Given request:
Exactly the lines from the start of the data below through the line that contains "from matplotlib.patches import" are to be copied, with pictures left out.

Source data:
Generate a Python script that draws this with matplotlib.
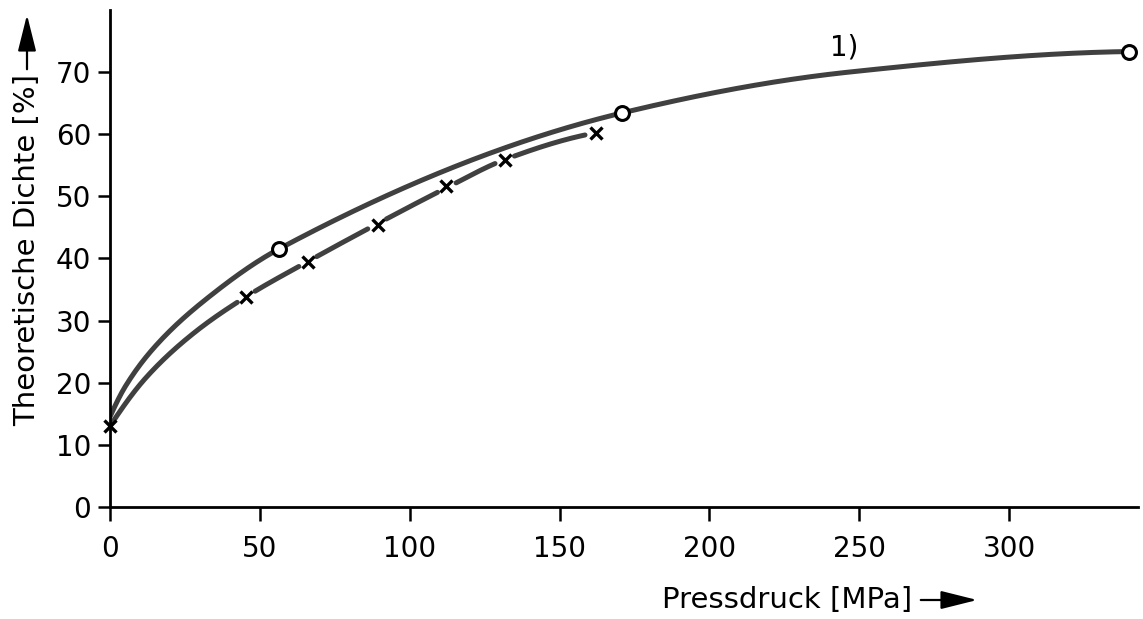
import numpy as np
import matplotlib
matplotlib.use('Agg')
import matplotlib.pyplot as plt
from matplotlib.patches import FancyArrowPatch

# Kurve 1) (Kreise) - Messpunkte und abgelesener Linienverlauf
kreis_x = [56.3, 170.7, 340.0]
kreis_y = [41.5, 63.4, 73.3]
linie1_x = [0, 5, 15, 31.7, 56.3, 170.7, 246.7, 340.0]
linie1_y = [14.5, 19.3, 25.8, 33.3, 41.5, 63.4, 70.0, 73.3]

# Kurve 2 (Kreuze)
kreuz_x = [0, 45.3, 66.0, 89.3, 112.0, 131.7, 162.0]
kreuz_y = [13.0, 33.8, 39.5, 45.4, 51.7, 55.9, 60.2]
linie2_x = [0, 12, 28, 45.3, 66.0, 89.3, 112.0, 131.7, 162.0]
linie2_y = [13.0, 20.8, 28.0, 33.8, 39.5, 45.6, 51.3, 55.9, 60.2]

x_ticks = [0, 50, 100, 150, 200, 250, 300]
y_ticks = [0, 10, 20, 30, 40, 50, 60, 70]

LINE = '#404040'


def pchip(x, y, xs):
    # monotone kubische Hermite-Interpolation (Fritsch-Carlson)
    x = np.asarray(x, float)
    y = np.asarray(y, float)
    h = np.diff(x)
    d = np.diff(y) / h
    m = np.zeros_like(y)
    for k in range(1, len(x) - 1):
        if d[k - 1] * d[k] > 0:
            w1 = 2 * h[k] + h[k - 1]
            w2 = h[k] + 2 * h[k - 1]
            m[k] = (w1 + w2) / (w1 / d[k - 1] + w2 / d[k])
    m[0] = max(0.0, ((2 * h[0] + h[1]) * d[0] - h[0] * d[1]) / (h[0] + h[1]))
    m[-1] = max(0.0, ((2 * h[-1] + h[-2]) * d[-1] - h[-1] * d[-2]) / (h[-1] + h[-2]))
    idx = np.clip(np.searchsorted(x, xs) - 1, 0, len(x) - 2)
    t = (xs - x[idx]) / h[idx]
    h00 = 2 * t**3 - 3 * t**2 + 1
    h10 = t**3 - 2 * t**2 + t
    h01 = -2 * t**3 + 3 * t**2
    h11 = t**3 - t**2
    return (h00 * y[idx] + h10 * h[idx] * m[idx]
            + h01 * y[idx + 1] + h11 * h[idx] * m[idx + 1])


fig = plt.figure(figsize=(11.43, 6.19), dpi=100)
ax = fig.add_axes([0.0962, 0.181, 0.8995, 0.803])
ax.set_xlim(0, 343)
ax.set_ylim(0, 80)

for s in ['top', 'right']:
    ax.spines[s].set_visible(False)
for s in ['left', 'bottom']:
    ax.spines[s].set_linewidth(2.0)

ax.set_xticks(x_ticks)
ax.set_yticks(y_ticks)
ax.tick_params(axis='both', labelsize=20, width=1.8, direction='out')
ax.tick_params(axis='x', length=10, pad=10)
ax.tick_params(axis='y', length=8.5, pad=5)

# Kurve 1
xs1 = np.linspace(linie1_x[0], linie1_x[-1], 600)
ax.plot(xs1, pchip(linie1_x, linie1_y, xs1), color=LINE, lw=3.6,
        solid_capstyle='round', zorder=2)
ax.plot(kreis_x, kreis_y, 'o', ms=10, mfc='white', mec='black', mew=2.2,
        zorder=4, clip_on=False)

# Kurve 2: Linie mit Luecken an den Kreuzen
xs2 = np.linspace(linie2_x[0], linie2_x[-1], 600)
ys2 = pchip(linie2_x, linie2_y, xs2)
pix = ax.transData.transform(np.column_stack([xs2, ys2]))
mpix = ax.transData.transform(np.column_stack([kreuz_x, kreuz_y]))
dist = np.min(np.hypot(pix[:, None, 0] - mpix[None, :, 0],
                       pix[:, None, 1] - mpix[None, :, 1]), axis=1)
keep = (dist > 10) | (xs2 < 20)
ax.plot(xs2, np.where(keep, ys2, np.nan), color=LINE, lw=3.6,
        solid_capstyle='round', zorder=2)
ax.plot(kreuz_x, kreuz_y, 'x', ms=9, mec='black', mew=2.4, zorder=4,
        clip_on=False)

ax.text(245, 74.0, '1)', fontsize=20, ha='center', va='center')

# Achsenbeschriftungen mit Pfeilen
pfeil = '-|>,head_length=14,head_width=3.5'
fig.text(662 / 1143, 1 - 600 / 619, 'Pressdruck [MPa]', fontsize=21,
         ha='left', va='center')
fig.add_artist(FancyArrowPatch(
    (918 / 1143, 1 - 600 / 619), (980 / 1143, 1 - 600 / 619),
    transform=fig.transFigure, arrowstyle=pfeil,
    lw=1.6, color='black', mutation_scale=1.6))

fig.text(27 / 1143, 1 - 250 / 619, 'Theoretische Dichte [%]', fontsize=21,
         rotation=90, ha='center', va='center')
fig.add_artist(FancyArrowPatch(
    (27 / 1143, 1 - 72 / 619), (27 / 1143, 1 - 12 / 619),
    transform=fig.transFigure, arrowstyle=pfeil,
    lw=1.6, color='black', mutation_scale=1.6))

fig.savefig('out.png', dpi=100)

Solution for this exercise:
Generate a Python script that draws this with matplotlib.
import numpy as np
import matplotlib
matplotlib.use('Agg')
import matplotlib.pyplot as plt
from matplotlib.patches import FancyArrowPatch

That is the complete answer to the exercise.